Highlighting individuality and diversity: Admission committees are crafting a cohort that will work together as a team, teach each other (inside and outside the classroom) and inspire personal growth. How are you unique and how will you contribute to these goals?
What experience works?
Now that we have established why these are important, let’s talk about what should fill that valuable real estate at the bottom of your resume.
Volunteer work doesn’t have to be as traditional as you may think. If you have a special skill set, lending your expertise to a startup can be as valuable as an NGO.
I would recommend finding one, maybe two, organizations that you are passionate about and take leadership roles that help enhance your profile. If you are lacking international experience or exposure, seek opportunities to help fill this gap.
Longevity and commitment can also be a strong trait to highlight. f you were involved in Boy Scouts as a youth and now lead an Eagle Scout trip or troop, this is impactful.
The two most frequent hobbies listed on a resume are running and travel. Both can add great value to your profile, but you need to help the committee connect the dots.
Simply changing “running” to “marathon runner” can add depth. To make it interesting, quantify your passion: “5 international marathons,” “lead a running club of 50+ runners in NYC,” or “run 100+ miles per week.”
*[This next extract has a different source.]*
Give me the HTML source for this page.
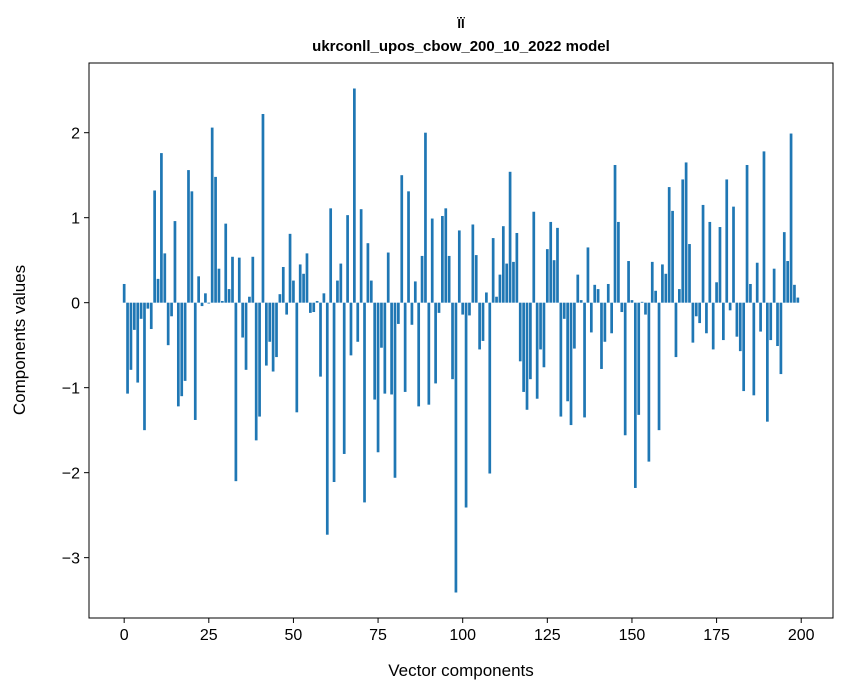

When listing travel, paint a picture: “visited 5 continents,” “adventure travel,” or “climbed three of the Seven Summits.” Recently a client shared he was an underwater photographer. This is an excellent example of highlighting his individuality and passion while rounding out his highly analytical profile.
Can I include undergraduate activities?
If your role requires additional exams, certifications or extensive travel, committees will want to see earlier instances of your involvement or leadership.
You may also include college experience when they were significant roles or if they have transitioned into your current profession or free time. A good example would be continued involvement in a fraternity or sorority in a leadership or advisory capacity.
Many candidates start panicking about this part of their application about a year out. The biggest mistake is to join an organization for the sake of your MBA application: the committee will be able to sense this.
If you include something on your resume, you need to have a story to share your passion behind it.
Keep in mind that your resume will be one of the first documents a committee will review. Unlike a professional resume, the MBA version is more than just education and work experience.
It provides them a brief summary of not only your professional accomplishments, but also insights into who you are and how you will contribute to your cohort.
You want to utilize volunteer work and hobbies to round out your profile and fill in any gaps.